RED CROSS FINED OVER BLOOD SAFETY
Health care issue. The U.S. Food and Drug Administration fined the American Red Cross $9.59 million because 16 of its facilities failed to comply with blood-safety rules. More than 15 months ago. The FDA found “significant violations” in 2010 including inadequate “managerial control,” record-keeping, and quality assurance but there were no serious health consequences for blood recipients.

The fine will save us money. Won’t it?

KEYS RESIDENTS URGED TO VOTE
School tax issue. Monroe County Schools have been recently built and renovated, yet over $9 million remains in the capital improvements budget, that is currently needed for operational expenses, in the everyday classroom.

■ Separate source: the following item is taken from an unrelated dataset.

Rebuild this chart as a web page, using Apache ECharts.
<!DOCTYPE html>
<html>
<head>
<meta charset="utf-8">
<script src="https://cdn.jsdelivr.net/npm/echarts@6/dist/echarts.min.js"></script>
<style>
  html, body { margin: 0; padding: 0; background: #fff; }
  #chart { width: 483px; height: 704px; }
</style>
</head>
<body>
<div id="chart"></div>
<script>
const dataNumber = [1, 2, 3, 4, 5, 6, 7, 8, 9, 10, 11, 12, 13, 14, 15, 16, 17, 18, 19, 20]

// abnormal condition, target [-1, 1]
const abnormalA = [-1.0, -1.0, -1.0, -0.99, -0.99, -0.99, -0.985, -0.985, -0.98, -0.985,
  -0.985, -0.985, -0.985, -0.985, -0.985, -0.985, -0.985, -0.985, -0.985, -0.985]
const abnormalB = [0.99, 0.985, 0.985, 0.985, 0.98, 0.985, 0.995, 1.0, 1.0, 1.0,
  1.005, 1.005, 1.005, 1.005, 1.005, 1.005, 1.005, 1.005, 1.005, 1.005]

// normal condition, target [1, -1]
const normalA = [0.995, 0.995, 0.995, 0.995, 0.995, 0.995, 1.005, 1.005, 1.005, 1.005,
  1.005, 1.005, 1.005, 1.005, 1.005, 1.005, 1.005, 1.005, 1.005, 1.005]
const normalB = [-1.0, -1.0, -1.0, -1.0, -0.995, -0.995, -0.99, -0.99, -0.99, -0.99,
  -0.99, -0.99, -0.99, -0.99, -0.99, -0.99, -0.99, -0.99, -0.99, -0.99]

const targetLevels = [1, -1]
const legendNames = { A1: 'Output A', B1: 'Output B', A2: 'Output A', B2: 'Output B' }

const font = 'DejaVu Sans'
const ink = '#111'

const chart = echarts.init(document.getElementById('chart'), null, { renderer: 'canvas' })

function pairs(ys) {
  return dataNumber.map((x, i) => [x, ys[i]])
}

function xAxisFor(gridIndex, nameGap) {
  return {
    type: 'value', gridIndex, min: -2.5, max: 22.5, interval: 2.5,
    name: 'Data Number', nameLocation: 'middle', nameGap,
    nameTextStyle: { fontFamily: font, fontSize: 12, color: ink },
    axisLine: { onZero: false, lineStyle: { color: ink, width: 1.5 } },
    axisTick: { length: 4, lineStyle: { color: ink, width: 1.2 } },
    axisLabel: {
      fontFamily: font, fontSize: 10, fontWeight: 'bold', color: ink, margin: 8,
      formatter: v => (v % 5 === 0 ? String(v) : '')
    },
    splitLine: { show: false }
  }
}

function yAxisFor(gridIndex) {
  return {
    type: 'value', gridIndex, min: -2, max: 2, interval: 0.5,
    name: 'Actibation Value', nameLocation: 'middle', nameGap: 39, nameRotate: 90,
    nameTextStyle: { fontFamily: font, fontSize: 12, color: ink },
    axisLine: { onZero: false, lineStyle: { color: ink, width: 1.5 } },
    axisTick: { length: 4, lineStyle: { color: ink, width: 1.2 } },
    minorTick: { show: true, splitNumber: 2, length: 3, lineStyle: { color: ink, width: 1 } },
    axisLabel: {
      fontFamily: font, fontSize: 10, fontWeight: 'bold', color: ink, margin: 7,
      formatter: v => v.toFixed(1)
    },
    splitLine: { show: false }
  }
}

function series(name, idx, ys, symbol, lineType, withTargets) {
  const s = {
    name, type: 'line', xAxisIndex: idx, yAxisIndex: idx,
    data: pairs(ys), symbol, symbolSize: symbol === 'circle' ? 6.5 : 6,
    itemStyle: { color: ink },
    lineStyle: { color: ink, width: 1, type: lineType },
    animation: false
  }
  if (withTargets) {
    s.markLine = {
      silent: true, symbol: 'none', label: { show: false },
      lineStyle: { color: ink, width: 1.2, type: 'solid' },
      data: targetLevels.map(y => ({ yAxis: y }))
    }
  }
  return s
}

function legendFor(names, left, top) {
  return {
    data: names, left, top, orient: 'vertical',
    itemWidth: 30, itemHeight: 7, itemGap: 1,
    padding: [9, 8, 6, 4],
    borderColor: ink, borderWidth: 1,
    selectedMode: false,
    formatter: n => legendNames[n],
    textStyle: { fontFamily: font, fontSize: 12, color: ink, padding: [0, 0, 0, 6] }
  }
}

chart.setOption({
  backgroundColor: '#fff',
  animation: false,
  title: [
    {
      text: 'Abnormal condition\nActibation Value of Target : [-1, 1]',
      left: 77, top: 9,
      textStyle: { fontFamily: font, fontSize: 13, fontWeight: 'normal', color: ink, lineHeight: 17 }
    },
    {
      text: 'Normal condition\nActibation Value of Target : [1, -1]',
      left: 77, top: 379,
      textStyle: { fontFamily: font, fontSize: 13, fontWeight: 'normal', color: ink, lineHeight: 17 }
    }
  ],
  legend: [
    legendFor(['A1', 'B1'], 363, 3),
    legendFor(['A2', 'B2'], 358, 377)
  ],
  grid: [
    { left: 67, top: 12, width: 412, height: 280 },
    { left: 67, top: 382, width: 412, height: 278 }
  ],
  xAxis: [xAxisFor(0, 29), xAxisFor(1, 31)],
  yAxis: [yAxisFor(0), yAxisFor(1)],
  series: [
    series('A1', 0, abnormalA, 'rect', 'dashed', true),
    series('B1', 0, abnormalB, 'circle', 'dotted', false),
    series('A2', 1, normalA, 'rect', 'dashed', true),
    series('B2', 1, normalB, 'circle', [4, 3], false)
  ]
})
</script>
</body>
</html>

If voters approve the measure, 0.5 mill of the capital ad valorem tax will be moved to the operating budget to pay for teacher salaries, classroom supplies, and school athletic programs. Some $9 million is up for grabs. .

“Failure to pass this measure means that existing taxes will be frozen in capital accounts, and not available to pay the daily costs of running our schools,” past Superintendent John R. Padget wrote.

The Monroe County Democratic Executive Committee “urges all Democrats — and all voters — to support passage of this referendum.”

Sure. It will save us money. Won’t it?

Our elected reps want to move millions of taxpayer dollars around in an effort to save us money.

Let’s see. If we take money from the Red Cross at their offices over here, that means they have to charge more for blood at the hospital over there. Oooh, bonus. Health care costs go UP.

Maybe we should take money from the building fund so our general tax rates go down a hapenny. Oooh, bonus. When the roof blows off the (newish) building, we can write BONDS to pay for that.

Perhaps we could take money from the Social Security Trust Fund so our general tax rates go down. Oooh, bonus. Our grandchildren have to buy 401Ks.

Oh, wait. We already did that.

I learned at least half a century ago that when the used car salesman offers to “save you money,” hold onto your wallet ’cause you’re going for a ride.

Are flying cockroaches smarter than people?

Could be. Their Social Security seems sound since there are still more shorebirds than bugs and they haven’t even once tried to convince their prey to like being eaten.